Welsh / Celtic stuff
Tim McDaniel
tmcd at crl.com
Thu Oct 24 23:24:34 PDT 1996
Oh, Tangwystyl verch Morgant Glasvryn, forgive me for my manglings of
things Welsh! It was late (but now it's later), I was hurried, ...
and now memory returns to me too late, my concience (and wish not to
look foolish) burns me, and I cannot sleep ...
I actually wrote:
> ... "The Celts identified themselves
> by their patronymic preceded by 'ap' or 'ab' (son of)."
>
> No, the *Welsh* did. Most Celts were not Welsh! The Irish, for
> instance, used ui, inghean, O, mac, and other such things (at various
> times; I omit the diacritical marks, BTW). When I would say Welsh was
> early enough to be approaching something callable "Celtic" (as a more
> universal term), they were using "mab". Also, the Welsh used "verch"
> for metroymics.
Errors and possible errors that I know of:
- I wrote "inghean" from memory; I don't know if it's spelled write.

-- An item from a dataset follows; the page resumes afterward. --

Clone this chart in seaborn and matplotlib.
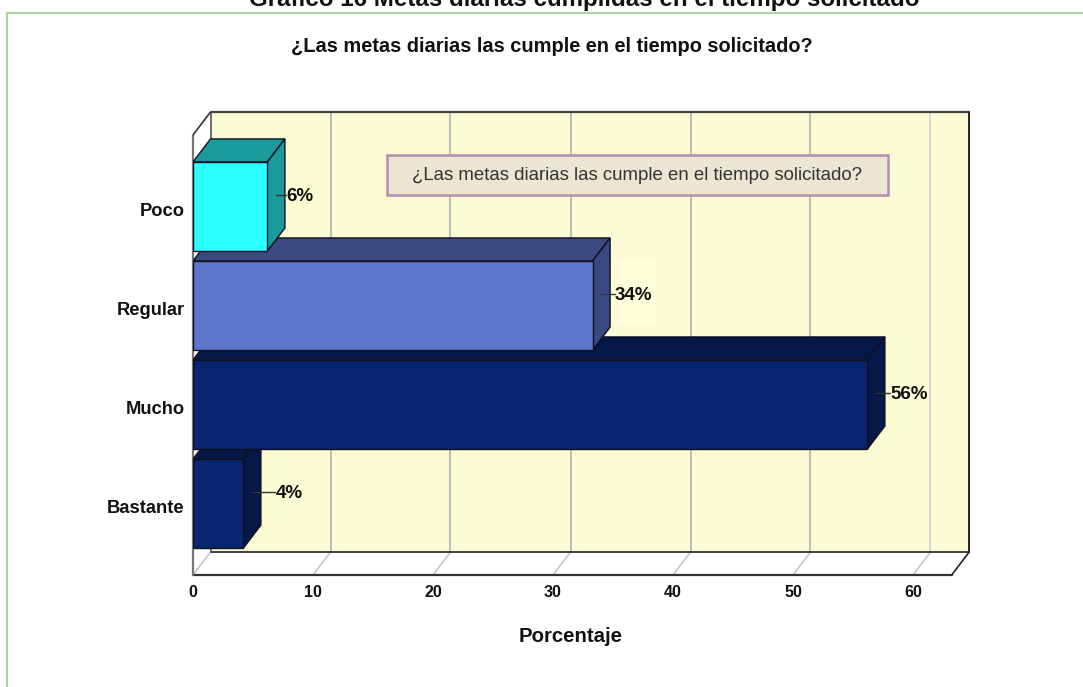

(That last was a fortunate tyoe.)
- Ignore that bit about "approaching ... 'Celtic'". I should just say
that early Welsh had "mab" or "map". (One is the nominative form, I
think, and one is ... "mutated"?) It's not worth trying to explain
the misconception I was trying to express.
- Dear Lord, "verch" (or "ferch") has nothing to do with matronymics!
"A[pb]" is simply "son of", and "[fv]erch" is "daughter of". (The
Web page then implies that either women called themselves "son of",
or the Celts or Welsh had no women, which explains some of their
raiding but not their population.) "Ap" or "ferch" could also be
used in a matronymic, if followed by the mother's name rather than
the father's.
Yea, I am verily a doofus ... I hope that she gets this before she
calls the archers ...
--
Daniel de Lincoln
Tim McDaniel
Reply-To: tmcd at crl.com
mcdaniel at mcdaniel.dallas.tx.us is wrong tool. Never use this.